(Written request) Starting at the line containing "What seaborn and", copy each line exactly, ending with the line containing "from matplotlib.ticker import MultipleLocator". Leave out everything else.

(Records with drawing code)
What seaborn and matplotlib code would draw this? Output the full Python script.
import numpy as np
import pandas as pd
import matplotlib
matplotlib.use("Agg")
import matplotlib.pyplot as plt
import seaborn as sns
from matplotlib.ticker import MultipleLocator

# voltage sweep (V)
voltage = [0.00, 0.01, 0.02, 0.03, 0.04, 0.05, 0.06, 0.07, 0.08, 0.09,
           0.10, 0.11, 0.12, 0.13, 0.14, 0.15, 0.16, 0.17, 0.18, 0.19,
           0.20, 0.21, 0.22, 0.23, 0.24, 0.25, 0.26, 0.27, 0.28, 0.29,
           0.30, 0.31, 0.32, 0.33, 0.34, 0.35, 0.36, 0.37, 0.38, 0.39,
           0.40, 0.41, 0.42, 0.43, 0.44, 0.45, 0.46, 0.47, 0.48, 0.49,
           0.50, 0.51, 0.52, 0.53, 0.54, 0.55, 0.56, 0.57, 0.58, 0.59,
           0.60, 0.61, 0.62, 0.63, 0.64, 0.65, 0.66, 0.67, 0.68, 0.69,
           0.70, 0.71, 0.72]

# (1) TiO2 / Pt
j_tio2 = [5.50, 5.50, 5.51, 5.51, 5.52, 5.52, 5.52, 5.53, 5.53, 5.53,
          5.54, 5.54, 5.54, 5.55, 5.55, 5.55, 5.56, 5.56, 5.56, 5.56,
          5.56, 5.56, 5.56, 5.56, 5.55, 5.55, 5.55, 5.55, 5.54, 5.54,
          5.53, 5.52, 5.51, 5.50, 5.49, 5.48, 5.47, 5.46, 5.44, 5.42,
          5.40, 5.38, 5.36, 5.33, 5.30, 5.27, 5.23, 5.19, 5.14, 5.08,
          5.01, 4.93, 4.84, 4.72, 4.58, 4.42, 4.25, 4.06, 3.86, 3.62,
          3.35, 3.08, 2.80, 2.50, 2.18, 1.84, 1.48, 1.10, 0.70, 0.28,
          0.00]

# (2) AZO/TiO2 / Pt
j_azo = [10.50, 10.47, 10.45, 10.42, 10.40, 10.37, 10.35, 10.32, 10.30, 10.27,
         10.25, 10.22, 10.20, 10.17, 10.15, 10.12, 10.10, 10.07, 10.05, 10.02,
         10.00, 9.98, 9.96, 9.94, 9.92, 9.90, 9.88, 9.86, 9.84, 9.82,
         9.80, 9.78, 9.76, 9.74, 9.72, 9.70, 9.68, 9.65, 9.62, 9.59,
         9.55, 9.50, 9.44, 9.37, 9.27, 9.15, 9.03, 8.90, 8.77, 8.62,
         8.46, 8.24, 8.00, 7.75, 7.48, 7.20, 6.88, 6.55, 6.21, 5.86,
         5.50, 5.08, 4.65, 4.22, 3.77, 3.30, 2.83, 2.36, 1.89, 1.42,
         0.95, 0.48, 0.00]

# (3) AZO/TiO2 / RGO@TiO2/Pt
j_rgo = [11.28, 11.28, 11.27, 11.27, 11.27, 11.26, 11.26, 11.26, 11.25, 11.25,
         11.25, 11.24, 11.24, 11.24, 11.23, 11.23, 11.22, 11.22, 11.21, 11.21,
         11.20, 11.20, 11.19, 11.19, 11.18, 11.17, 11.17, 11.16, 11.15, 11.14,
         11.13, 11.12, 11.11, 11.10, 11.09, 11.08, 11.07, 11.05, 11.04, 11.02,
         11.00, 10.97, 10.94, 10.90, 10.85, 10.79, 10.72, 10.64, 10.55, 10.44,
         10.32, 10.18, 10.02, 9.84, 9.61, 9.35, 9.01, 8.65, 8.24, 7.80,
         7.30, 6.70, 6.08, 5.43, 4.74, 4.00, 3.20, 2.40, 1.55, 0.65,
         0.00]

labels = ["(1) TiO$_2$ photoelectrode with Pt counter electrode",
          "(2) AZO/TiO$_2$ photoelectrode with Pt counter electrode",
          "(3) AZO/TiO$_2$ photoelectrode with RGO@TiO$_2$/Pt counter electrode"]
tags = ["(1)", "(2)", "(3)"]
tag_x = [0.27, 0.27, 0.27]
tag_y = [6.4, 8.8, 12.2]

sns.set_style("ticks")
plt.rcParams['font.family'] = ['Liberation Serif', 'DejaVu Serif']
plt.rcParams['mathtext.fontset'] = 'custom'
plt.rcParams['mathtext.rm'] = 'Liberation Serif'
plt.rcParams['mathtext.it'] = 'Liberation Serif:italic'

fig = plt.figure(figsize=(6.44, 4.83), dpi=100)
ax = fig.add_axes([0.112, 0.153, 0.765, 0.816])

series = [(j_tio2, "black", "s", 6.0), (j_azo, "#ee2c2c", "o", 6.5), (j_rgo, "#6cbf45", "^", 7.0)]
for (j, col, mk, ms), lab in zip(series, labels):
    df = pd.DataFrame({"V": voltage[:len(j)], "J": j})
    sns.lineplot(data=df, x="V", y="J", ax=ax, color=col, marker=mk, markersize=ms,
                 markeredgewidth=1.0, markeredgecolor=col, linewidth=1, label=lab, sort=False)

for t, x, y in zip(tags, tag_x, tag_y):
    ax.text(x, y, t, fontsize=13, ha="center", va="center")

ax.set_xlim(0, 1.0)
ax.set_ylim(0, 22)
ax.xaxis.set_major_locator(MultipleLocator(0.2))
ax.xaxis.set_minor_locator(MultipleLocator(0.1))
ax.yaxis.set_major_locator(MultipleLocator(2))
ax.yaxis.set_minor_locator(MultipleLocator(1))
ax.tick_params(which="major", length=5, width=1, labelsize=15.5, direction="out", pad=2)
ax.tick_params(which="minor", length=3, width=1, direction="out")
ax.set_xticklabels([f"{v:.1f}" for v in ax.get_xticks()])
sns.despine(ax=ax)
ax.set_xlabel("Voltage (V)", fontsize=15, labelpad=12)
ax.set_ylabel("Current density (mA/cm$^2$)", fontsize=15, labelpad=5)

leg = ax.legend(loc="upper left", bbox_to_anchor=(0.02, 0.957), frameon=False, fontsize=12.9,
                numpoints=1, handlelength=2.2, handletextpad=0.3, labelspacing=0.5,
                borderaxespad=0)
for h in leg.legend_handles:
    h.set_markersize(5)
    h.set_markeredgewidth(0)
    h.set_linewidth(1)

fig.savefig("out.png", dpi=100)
...
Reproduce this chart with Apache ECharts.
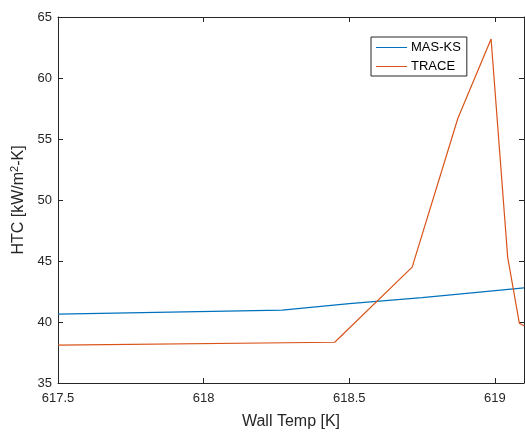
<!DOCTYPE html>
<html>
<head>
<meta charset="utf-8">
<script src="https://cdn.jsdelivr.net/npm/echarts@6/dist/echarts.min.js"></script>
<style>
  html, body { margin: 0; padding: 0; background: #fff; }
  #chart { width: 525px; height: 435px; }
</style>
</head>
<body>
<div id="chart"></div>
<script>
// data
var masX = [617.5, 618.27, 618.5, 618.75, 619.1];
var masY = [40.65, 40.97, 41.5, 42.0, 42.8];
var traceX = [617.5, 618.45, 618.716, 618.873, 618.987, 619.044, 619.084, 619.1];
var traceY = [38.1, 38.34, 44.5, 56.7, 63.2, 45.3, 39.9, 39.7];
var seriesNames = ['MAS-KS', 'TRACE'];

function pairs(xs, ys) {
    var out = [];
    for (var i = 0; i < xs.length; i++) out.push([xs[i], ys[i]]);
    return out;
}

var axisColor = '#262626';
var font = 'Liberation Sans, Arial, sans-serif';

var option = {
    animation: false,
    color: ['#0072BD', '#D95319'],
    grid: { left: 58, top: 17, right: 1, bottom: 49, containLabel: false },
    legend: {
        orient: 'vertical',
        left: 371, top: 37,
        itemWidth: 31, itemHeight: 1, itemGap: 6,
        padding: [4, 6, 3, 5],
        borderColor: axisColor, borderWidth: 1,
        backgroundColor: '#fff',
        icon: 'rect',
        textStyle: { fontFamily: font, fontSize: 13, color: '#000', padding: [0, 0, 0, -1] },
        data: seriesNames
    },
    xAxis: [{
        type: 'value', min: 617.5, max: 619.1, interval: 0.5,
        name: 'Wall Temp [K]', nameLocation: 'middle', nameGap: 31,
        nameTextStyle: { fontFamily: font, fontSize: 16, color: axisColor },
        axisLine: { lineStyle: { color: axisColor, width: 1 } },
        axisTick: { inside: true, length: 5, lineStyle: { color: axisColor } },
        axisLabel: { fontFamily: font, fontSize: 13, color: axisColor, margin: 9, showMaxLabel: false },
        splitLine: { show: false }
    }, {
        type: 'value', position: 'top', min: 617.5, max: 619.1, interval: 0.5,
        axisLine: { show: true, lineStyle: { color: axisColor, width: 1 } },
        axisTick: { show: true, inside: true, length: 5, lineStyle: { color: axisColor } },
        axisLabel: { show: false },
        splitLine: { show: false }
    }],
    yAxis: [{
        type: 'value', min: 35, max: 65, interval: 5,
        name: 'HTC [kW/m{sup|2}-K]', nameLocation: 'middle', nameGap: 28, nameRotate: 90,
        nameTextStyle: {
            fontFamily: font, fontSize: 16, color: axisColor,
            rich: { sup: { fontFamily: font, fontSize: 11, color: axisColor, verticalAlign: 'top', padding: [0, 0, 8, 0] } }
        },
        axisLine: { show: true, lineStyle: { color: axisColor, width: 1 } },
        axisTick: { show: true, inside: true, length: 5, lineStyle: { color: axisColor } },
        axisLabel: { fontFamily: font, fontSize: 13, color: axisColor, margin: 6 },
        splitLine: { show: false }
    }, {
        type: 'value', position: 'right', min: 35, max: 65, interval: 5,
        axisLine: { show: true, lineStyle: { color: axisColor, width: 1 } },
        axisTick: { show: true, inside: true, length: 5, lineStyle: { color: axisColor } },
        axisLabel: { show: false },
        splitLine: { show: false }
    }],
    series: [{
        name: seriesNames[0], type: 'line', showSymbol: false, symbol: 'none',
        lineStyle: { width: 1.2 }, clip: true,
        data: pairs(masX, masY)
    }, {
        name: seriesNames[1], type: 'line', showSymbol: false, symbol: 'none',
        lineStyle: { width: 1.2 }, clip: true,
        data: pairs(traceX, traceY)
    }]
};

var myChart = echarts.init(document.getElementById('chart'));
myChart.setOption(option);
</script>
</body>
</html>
==
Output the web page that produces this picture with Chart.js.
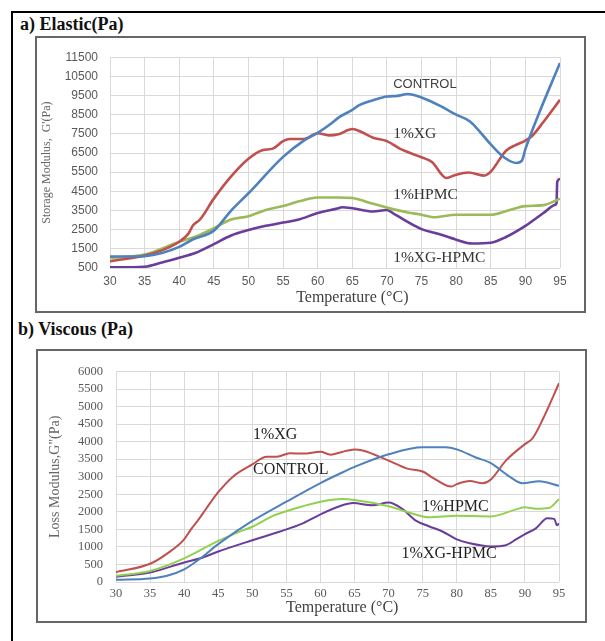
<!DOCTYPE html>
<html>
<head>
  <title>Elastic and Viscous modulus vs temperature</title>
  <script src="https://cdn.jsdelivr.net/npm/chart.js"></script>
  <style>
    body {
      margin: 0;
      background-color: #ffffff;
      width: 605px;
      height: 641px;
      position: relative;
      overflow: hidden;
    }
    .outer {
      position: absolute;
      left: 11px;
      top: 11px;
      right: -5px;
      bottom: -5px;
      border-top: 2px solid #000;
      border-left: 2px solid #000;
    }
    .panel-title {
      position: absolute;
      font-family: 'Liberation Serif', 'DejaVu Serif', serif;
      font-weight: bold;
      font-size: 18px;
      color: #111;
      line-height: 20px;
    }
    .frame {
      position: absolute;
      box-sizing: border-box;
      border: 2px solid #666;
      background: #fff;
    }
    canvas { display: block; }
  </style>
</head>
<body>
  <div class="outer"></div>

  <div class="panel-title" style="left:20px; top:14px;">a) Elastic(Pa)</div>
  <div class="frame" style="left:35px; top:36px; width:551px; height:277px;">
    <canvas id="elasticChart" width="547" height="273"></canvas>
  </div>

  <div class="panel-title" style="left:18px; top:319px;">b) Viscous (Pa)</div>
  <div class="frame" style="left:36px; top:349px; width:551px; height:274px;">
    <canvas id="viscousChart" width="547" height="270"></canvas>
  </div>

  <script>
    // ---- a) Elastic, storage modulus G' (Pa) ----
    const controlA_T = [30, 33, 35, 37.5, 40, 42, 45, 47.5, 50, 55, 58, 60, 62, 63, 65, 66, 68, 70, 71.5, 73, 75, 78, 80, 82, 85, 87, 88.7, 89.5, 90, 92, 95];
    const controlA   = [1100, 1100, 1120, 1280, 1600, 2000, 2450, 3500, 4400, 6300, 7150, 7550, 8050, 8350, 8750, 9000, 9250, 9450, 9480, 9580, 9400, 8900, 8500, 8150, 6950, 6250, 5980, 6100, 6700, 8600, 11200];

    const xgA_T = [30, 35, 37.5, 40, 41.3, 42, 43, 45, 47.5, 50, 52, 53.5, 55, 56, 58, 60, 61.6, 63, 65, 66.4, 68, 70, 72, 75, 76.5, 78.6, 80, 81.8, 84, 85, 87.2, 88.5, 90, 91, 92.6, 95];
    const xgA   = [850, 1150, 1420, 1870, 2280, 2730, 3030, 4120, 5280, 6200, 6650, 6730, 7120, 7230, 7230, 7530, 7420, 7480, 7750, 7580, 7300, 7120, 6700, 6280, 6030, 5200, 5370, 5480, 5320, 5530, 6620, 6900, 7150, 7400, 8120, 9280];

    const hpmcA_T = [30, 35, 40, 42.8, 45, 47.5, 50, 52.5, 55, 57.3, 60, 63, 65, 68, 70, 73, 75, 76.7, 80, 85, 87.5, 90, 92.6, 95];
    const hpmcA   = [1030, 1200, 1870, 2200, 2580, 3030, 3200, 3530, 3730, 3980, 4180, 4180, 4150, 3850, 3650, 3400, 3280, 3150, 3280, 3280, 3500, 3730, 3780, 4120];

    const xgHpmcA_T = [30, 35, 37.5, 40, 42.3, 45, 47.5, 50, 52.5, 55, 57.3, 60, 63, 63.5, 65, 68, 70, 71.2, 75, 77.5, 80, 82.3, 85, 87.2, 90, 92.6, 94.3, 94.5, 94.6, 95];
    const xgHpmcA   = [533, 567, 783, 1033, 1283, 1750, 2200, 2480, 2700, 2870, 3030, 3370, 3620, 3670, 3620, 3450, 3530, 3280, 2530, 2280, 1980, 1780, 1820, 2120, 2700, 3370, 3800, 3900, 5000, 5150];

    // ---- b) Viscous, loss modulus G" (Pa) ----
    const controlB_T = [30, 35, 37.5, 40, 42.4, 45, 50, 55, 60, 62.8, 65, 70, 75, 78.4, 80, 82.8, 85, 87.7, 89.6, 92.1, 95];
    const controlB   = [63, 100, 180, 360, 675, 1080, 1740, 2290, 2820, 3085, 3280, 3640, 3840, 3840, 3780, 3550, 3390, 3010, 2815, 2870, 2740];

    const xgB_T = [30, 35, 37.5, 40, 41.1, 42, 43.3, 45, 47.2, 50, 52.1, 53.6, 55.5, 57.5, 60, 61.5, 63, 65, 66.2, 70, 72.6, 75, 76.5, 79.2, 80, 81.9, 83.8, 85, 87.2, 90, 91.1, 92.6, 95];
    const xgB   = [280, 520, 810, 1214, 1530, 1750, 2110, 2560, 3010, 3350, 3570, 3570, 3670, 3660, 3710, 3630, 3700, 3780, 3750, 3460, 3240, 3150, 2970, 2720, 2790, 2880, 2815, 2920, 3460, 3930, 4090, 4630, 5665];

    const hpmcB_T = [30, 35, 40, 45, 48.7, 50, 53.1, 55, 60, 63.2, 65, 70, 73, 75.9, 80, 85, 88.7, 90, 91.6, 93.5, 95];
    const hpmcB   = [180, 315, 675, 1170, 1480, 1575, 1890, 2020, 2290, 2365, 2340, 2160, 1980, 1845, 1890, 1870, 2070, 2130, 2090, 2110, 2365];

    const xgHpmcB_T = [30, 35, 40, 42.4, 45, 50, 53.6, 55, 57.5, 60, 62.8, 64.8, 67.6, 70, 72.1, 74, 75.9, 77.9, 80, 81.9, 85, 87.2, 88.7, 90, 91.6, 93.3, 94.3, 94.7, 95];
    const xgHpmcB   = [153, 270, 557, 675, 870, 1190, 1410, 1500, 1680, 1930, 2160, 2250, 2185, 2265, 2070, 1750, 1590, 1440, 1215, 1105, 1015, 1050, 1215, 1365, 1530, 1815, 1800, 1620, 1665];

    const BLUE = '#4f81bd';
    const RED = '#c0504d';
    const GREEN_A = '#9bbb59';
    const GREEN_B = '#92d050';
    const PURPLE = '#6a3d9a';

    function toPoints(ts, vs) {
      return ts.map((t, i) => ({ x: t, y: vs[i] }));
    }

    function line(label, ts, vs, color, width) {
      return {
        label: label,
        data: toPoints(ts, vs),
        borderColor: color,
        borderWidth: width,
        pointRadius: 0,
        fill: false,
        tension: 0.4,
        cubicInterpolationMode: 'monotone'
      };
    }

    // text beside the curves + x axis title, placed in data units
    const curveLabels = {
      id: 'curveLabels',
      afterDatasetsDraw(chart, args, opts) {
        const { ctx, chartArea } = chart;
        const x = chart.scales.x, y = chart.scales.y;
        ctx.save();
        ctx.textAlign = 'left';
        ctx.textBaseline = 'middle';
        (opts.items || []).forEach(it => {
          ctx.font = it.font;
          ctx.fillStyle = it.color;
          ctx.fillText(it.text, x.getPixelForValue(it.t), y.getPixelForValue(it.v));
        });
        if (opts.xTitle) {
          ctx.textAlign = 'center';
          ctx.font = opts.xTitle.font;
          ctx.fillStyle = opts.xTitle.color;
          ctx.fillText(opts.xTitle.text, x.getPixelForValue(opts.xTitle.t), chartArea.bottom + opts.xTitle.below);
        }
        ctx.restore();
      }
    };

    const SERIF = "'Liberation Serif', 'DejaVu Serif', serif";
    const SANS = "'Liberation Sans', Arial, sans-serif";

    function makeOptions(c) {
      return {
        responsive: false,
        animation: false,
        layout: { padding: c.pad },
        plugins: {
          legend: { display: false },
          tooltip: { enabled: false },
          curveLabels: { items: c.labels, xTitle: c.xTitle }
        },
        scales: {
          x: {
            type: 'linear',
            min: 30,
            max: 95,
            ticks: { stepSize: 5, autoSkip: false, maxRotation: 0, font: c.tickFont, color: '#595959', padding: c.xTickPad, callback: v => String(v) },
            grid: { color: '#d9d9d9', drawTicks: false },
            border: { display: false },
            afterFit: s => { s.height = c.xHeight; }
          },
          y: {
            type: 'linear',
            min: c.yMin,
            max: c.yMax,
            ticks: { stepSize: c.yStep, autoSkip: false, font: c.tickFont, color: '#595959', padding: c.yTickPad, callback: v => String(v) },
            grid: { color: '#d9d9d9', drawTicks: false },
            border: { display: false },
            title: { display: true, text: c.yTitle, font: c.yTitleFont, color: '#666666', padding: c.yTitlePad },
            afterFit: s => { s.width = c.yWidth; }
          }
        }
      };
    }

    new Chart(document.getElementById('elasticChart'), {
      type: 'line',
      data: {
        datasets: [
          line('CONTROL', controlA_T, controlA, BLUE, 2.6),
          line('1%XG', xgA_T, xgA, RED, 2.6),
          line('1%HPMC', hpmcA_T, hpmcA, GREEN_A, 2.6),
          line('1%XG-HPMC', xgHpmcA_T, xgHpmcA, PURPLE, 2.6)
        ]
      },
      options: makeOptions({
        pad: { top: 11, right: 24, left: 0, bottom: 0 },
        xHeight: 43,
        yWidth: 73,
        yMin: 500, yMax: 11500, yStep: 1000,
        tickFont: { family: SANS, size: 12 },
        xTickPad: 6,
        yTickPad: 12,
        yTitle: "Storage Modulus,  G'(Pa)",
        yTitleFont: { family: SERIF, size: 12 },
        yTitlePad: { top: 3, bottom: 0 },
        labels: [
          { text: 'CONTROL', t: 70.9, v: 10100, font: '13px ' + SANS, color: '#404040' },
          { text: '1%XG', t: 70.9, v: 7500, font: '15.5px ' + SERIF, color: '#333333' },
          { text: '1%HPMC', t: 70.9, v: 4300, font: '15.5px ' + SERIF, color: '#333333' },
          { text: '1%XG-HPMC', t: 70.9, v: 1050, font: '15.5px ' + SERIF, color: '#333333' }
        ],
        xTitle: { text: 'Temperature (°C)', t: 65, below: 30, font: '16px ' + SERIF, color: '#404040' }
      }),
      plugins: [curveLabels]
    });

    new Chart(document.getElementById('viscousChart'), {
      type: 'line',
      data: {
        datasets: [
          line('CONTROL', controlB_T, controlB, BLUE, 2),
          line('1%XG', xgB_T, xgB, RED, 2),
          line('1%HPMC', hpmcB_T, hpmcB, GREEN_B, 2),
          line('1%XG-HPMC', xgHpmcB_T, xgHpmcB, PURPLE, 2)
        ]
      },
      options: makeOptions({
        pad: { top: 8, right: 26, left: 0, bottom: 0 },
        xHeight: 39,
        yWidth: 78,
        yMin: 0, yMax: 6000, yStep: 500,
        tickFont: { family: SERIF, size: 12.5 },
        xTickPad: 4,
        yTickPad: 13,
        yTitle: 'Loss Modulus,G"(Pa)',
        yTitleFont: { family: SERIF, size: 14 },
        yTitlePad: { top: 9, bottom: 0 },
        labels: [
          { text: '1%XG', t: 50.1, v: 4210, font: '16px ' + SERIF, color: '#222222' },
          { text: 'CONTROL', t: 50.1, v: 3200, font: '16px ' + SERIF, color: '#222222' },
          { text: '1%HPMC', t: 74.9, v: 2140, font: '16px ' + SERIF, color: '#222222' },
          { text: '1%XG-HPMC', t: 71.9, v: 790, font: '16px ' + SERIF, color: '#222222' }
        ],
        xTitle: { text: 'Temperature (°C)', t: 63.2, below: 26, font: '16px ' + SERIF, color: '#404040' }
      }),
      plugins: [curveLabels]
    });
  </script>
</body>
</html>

(Exercise solution)
What seaborn and matplotlib code would draw this? Output the full Python script.
import numpy as np
import pandas as pd
import matplotlib
matplotlib.use("Agg")
import matplotlib.pyplot as plt
import seaborn as sns
from matplotlib.ticker import MultipleLocator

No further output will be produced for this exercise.